Playing an online game is fun. But how about going a step further to chatting and interacting and challenging one another while at play? Welcome to the new virtual world of social networking-based gaming — massively multiplayer online games (MMOGs) and its big brother massively multiplayer online role-playing games (MMORPGs).
While MMOGs enable players to cooperate and compete with each other on a large scale and interact with people across the globe, MMORPGs are games that are always ‘persistent’ or ‘on’, and allows millions of players to play simultaneously, form their own clans and then take on ventures (slaying dragons, capturing castles etc), even as they can meet and chat with other multi-players through an online chatting lobby. Both these gaming varieties have been around for the past three years or so in India but the market is gradually picking up as broadband subscriptions rise.
Quentin Staes Polet, chief executive of Kreeda Games, which developed India’s first MMORPG Dance Mela, reckons: “Multiple players (from 1,000s to millions), can assume the role of a fictional character and take control over many of that character’s action in the MMORPG genre at one go. MMORPGs are used by gaming companies to garner stickiness to a game through features including chatting so that they can deliver long-term cash flows.”
“MMORPGs are similar to movie or music business — involving huge investments and return on investments (RoIs) depending on their success rates. However, the timeline for RoI for MMORPGs is typically six months and the virtual online shops, where the player needs to purchase weapons and costumes for his character for about Rs 3-4 each, and online ads add up to the revenues,” Polet adds.
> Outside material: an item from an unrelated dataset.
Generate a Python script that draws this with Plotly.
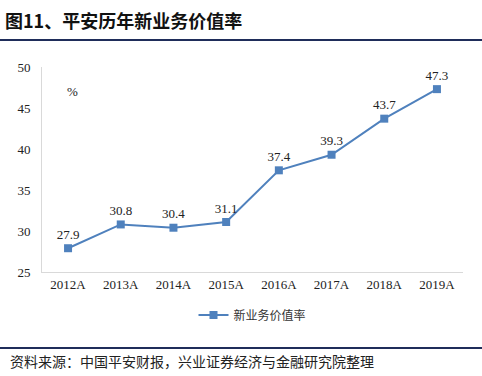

The typical investment required to develop an MMORPG, the word coined by gaming Guru Richard Garriott who created the game Ultima Online and popularised the genre in 1997, is $1 million (Rs 5 crore), while its would be anywhere between Rs 30 lakh and Rs 50 lakh for an MMOG. The world’s largest MMORPG ‘World of Warcraft’ (WoW), which took $50 million and six years of time to develop, has over 11 million paying subscribers as of 2009 and receives $100 million subscriptions a month. While the global online gaming market is about $10 billion, MMORPG accounts for about 30 per cent of this.
For Alok Kejriwal, CEO of Mumbai-based Games2Win, India has been a slow adopter of MMORPG games but what’s really working well here are ‘SMOGs’ or social multi-player online games. When asked why, Kejriwal reasons, “Because, consumers are online at work (BPO offices etc) and they have few minutes to game and also like to multi-task. Hence, social gaming seems perfect.”